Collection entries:
═══

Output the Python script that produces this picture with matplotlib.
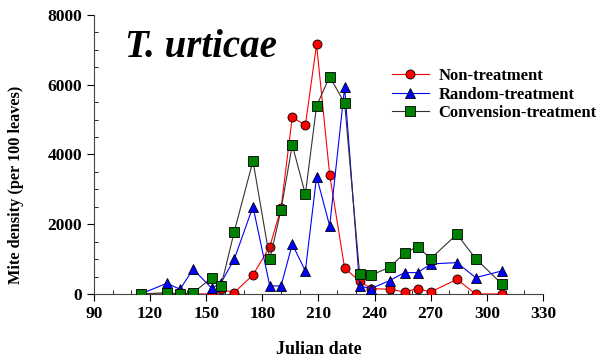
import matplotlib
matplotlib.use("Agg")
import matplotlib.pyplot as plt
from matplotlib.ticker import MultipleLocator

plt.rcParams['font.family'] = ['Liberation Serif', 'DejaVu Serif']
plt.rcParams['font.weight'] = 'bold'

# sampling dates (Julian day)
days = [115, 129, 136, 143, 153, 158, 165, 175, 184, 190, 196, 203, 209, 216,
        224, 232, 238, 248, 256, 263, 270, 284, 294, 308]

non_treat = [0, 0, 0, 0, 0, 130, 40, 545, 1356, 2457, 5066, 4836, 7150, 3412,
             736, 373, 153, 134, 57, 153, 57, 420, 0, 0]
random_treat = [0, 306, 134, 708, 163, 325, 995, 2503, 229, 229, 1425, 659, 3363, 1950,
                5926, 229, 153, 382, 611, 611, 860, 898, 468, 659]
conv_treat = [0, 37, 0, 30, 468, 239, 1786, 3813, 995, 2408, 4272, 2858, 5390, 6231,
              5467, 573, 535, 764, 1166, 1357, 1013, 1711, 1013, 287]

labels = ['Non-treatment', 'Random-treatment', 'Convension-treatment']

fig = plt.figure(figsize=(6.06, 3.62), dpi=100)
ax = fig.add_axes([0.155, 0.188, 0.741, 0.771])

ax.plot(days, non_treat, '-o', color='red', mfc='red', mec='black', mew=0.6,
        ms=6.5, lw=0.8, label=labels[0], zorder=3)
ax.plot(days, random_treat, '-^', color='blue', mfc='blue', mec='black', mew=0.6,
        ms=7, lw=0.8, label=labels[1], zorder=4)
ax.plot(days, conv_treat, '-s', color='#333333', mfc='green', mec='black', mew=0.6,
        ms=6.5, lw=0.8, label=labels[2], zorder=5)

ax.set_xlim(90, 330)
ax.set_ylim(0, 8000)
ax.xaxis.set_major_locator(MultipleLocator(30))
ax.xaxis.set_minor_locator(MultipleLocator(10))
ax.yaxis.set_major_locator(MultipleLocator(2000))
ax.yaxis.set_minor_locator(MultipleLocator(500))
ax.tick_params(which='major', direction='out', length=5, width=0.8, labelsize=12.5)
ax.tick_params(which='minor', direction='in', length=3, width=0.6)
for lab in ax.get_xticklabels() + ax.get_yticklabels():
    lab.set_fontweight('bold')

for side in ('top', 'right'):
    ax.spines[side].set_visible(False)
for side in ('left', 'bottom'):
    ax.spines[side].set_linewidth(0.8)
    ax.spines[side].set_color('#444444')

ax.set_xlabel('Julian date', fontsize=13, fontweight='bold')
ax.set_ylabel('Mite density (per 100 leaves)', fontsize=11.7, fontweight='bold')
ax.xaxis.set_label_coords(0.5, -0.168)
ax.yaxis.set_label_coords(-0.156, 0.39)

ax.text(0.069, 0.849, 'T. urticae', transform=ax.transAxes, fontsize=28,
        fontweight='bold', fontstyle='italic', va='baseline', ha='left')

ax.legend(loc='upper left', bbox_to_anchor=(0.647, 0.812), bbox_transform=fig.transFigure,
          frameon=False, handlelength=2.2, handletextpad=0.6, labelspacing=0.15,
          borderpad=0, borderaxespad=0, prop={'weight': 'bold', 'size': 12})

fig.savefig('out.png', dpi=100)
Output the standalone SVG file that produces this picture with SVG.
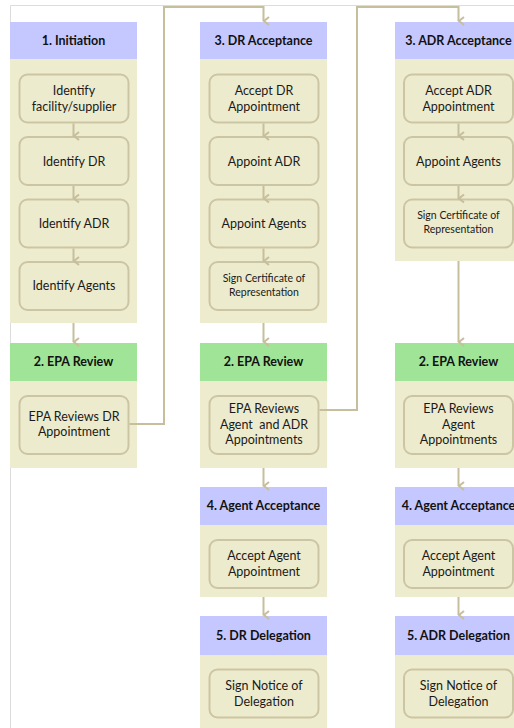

═══

Written problem
Without any pictures, reproduce the lines from the first one in the material through the line that has "224, 232, 238, 248, 256, 263, 270, 284, 294, 308]", exactly as they appear.

Answer to the exercise
Output the Python script that produces this picture with matplotlib.
import matplotlib
matplotlib.use("Agg")
import matplotlib.pyplot as plt
from matplotlib.ticker import MultipleLocator

plt.rcParams['font.family'] = ['Liberation Serif', 'DejaVu Serif']
plt.rcParams['font.weight'] = 'bold'

# sampling dates (Julian day)
days = [115, 129, 136, 143, 153, 158, 165, 175, 184, 190, 196, 203, 209, 216,
        224, 232, 238, 248, 256, 263, 270, 284, 294, 308]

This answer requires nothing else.